Armeria Albicini[modifica | modifica wikitesto]

Palazzo del Merenda ospita nei suoi locali l'«Armeria Albicini», dal nome della nobile famiglia forlivese che donò la raccolta al comune.

La collezione, frutto in gran parte di ricerche effettuate nelle antiche rocche forlivesi condotte dall'erudito marchese Raffaello Albicini e dal figlio Livio, fu costituita nel 1905.

Essa consta di 410 pezzi che vanno dal XV secolo in poi in gran parte trovate nel territorio forlivese. È costituita da falcioni, picche, alabarde, partigiane, ronconi, mazze ferrate, balestre, corazze, maglie di ferro, celate, borgognotte, bacinetti, morioni, frontali da cavallo, spadoni, spade, coltellacci, pugnali e sciabole.

L'ultimo catalogo fu realizzato all'inizio del Novecento e gli esemplari catalogati erano 410. In realtà l'armeria è andata poi aumentando i propri esemplari, attualmente almeno altri 100 ma non tutti catalogati. Fra i nuovi esemplari nel 1958 sono state aggiunte delle armi provenienti dal Congo, dono di Virginia Pedriali.

Di notevole rilevanza un'armatura, non completa, appartenuta a Brunoro II Zampeschi, signore di Forlimpopoli, e uno spadone a 2 mani appartenuto, secondo la tradizione, a Francesco Ordelaffi.

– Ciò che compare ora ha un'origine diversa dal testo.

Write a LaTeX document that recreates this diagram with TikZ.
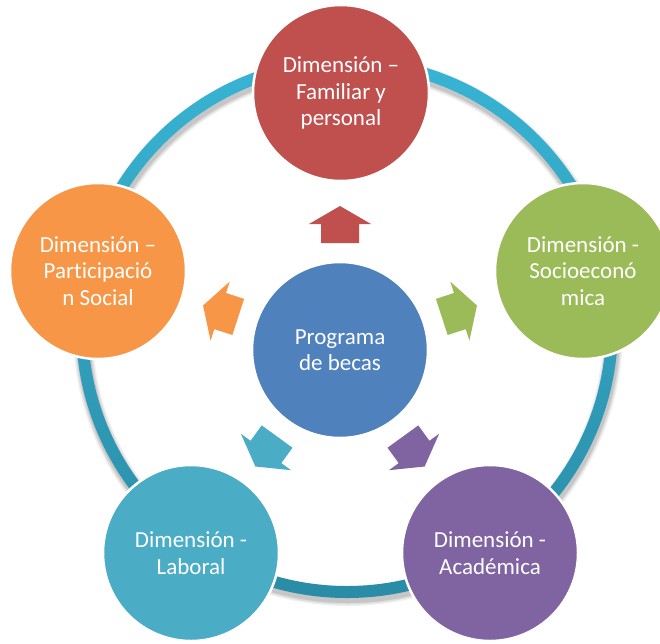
\documentclass[tikz,border=0pt]{standalone}
\usepackage{fontspec}
\setmainfont{Carlito}[Ligatures={NoCommon}]
\definecolor{cblue}{HTML}{4F81BD}
\definecolor{cred}{HTML}{C0504D}
\definecolor{cgreen}{HTML}{9BBB59}
\definecolor{cpurple}{HTML}{8064A2}
\definecolor{cteal}{HTML}{4BACC6}
\definecolor{corange}{HTML}{F79646}
\definecolor{ringtop}{HTML}{38B4D4}
\definecolor{ringbot}{HTML}{2A8CA6}
\begin{document}
\begin{tikzpicture}[x=1pt,y=-1pt,
  dim/.style={circle, minimum size=176pt, inner sep=0pt, draw=white, line width=2.5pt,
    fill=#1, text=white, align=center, font=\fontsize{23}{26.5}\selectfont},
  blockarrow/.style={fill=#1}]
\useasboundingbox (0,0) rectangle (660,643);
\clip (0,0) rectangle (660,643);
\fill[white] (0,0) rectangle (660,643);
% ring shadow
\foreach \d/\op in {0/0.10,1.5/0.08,3/0.06}
  \fill[black, opacity=\op, even odd rule]
    (348,331) circle (272pt+\d pt) (348,331) circle (258pt-\d pt);
% ring
\shade[even odd rule, top color=ringtop, bottom color=ringbot]
  (347,327) circle (271pt) (347,327) circle (259pt);
% circles
\node[dim=cblue] (c) at (340,350) {Programa\\de becas};
\node[dim=cred] (fam) at (341,93) {Dimensión –\\Familiar y\\personal};
\node[dim=cgreen] (soc) at (583,271) {Dimensión -\\Socioeconó\\mica};
\node[dim=cpurple] (aca) at (490,553) {Dimensión -\\Académica};
\node[dim=cteal] (lab) at (191,553) {Dimensión -\\Laboral};
\node[dim=corange] (par) at (98,271) {Dimensión –\\Participació\\n Social};
% block arrows
\foreach \a/\col in {0/cred,-72/cgreen,-144/cpurple,144/cteal,72/corange}
  \fill[blockarrow=\col, shift={(c.center)}, rotate=\a]
    (-19,-107) -- (19,-107) -- (19,-126) -- (31,-126) -- (0,-144)
    -- (-31,-126) -- (-19,-126) -- cycle;
\end{tikzpicture}
\end{document}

Fra i 17 archibugi conservati, ai quali si aggiungono 12 canne per armi da fuoco lunghe, spicca l'archibugio corto da cavallo chiamato Sforza Pallavicino, di probabile esecuzione bresciana è databile intorno al 1580. La cassa è ornata da una lamina di ferro incisa con raffinatezza a girali e figure di satiro, così come il guardamano traforato a fogliami. La denominazione dell'arma deriva dal fatto che, nel sottomano, compare l'emblema dell'idra, con il motto Utcumque, propri di Sforza Pallavicino, marchese di Cortemaggiore e di Busseto, dal 1559 capitano generale di terra ferma per Venezia.

Nell'Armeria sono conservate anche numerose armi da fuoco corte fra cui una pistola del 1620 attribuibile al Maestro dei tralci a testa d'animale, uno dei più famosi archibusari austriaci del XVII secolo. La cassa è accuratamente intagliata e gli ornati, come caratteristico delle opere di questo maestro, raffigurano rami che si chiudono a riccioli, palmette, fioriture o teste di animali mostruosi e fantastici.

Un altro esemplare di arma ben conservata è la pistola chiamata acquafresca del 1695 realizzata dalla famiglia di armaioli di Bargi.

È conservata anche una coppia di pistole lunghe della Renania databile al 1610, fittamente intarsiate con madreperla, osso e pasta colorata.

Note[modifica | modifica wikitesto]

  1. ^ La Biblioteca ebbe origine dai libri originariamente lasciati dal conte Marcantonio Albicini al Seminario: rifiutati da questo, il Pontefice Clemente XIII li donò al Comune. Alla soppressione degli ordini religiosi nel 1803, a questi libri ne vennero aggiunti altri, provenienti dalle biblioteche dei diversi conventi; l'aumento, dovuto anche ad acquisti e donazioni, rendeva sempre più impellente un'ordinata collocazione dei volumi: vi provvide il padre Cesare Majoli, celebre come naturalista. Nell'ufficio di bibliotecario gli succedettero Pierpaolo Pasquali, Ulisse Pantoli, don Domenico Brunelli, il conte Filippo Guarini.